6. Please Kill Me by Legs McNeil and Gillian McCain
There's something about punk that's endlessly fascinating: how did a bunch of lo-fi upstarts push back against baroque album rock and commercial gloss to bring a new urgency, and a renewed political spark, to popular music? In their 1996 Uncensored Oral History of Punk, Legs McNeil and Gillian McCain captured the substance and spirit of the movement in a book that the New York Times called "lurid, insolent, disorderly, funny, sometimes gross, sometimes mean and occasionally touching."
5. Chronicles Volume One by Bob Dylan
Many of the most powerful music memoirs have been the most idiosyncratic, and Bob Dylan's 2004 book is a classic example. He writes about three different points in his career, not explaining why or even pointing out that the wife he refers to at one point is a different one than the wife he refers to at another. As with his music, though, Dylan's results were as stunning as his method was inscrutable. 15 years later, we're still waiting for Volume Two...although maybe, given the Traveling Wilburys' discography, he'll just go straight to Volume Three.
4. Trouble Boys by Bob Mehr
It would be fair to guess that our voters had some geographic sympathy for this 2016 biography of the iconoclastic Minneapolis rockers, but that doesn't diminish the achievement of Bob Mehr in capturing the truth behind one of indie rock's most famously elusive bands. Though Paul Westerberg, Tommy Stinson, and others talked to Mehr at length, they didn't want an "authorized" book: they wanted the author to tell the story like he saw it, flattering or not. The result was a book that only burnished the group's legend.
3. Our Band Could Be Your Life by Michael Azerrad
When Michael Azerrad's 2001 book came out, fans of bands like Black Flag, Hüsker Dü, and Dinosaur Jr. were waiting with bated breath for someone to give their favorite groups the book treatment. While the book necessarily fell short of the kind of detail provided by later titles focusing on individual bands, it made up for it with its timeliness and the fluency with which Azerrad connected the dots across varying scenes and artists.

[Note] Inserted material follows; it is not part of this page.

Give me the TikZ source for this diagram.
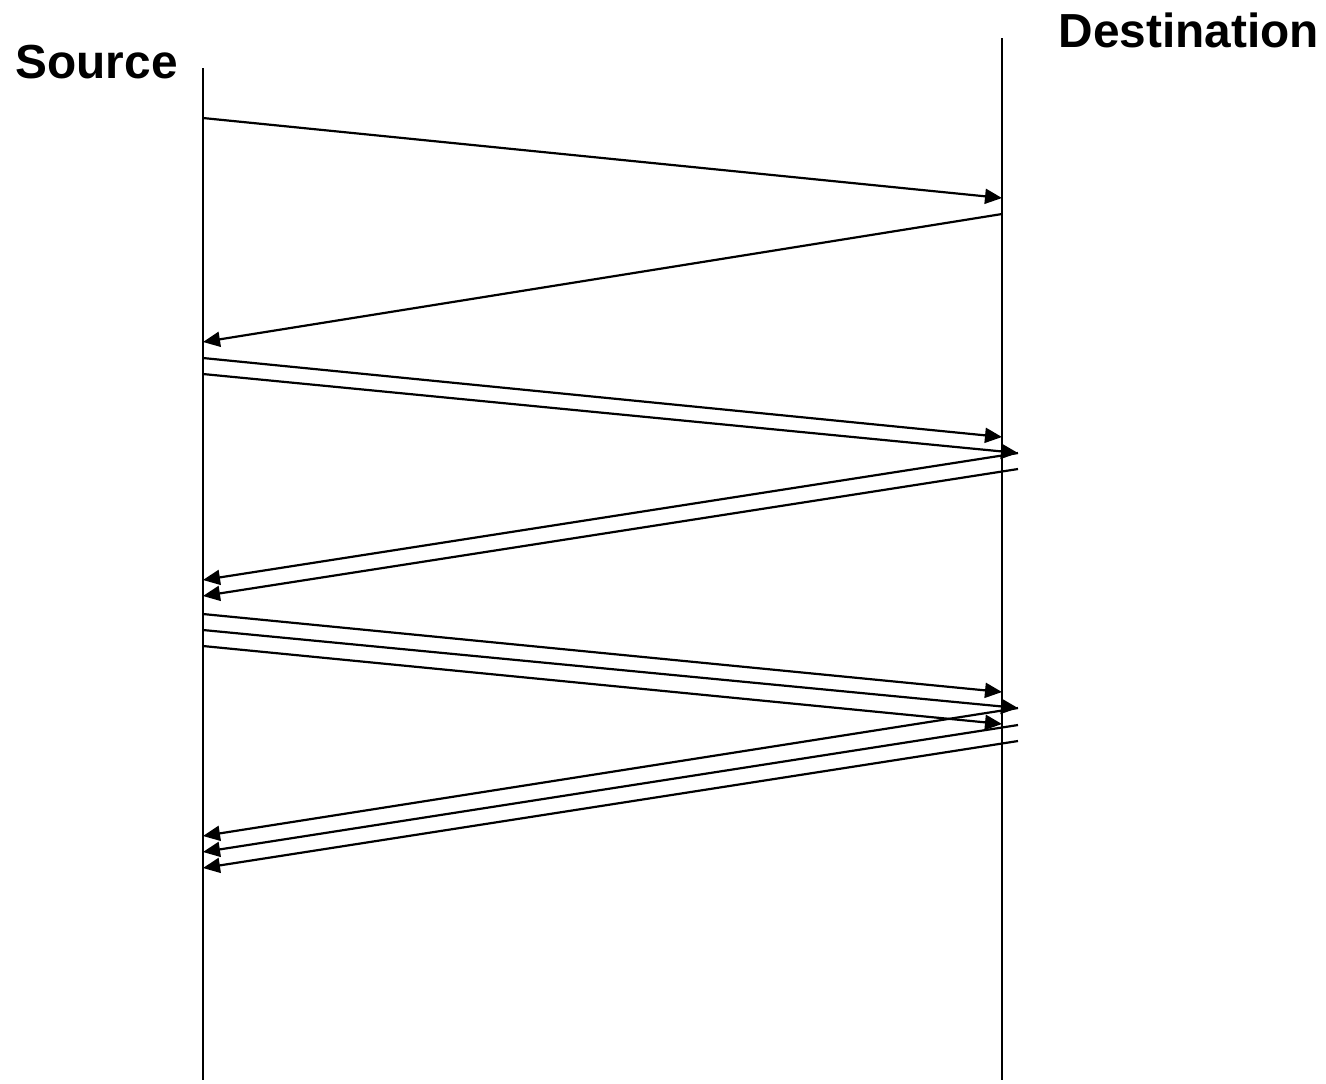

The book, he said, was inspired by a music documentary that skipped straight from Talking Heads to Nirvana. The '80s DIY era would rarely get such scant treatment again.
2. Life by Keith Richards
What is it about Keith Richards's 2010 memoir that makes it stand out? It might be what NPR called its unexpectedly "guileless" quality: Richards told his story warts and all, but ultimately wrapped his audience into a story about the music and moments that shaped him. The New York Times calls it "a high-def, high-velocity portrait of the era when rock 'n' roll came of age, a raw report from deep inside the counterculture maelstrom of how that music swept like a tsunami over Britain and the United States."
1. Just Kids by Patti Smith
When this book was published in 2010, it was immediately clear that the punk priestess had crafted an essential read, and not just for fans of her incantatory music. With an urgent poignance, the book focuses on Smith's complex relationship with renowned photographer Robert Mapplethorpe. The book, which Smith said she wrote to fulfill a promise made to Mapplethorpe on his deathbed, won the National Book Award. "The tumultuous and all-consuming friendship between Smith and Mapplethorpe could in other hands be trivialized and dramatized to Kardashian levels," wrote The Current's Jade in a book review. "Rendered in Smith's poetic prose, the unique friendship is delicately raw, fiercely tender, and hideously beautiful."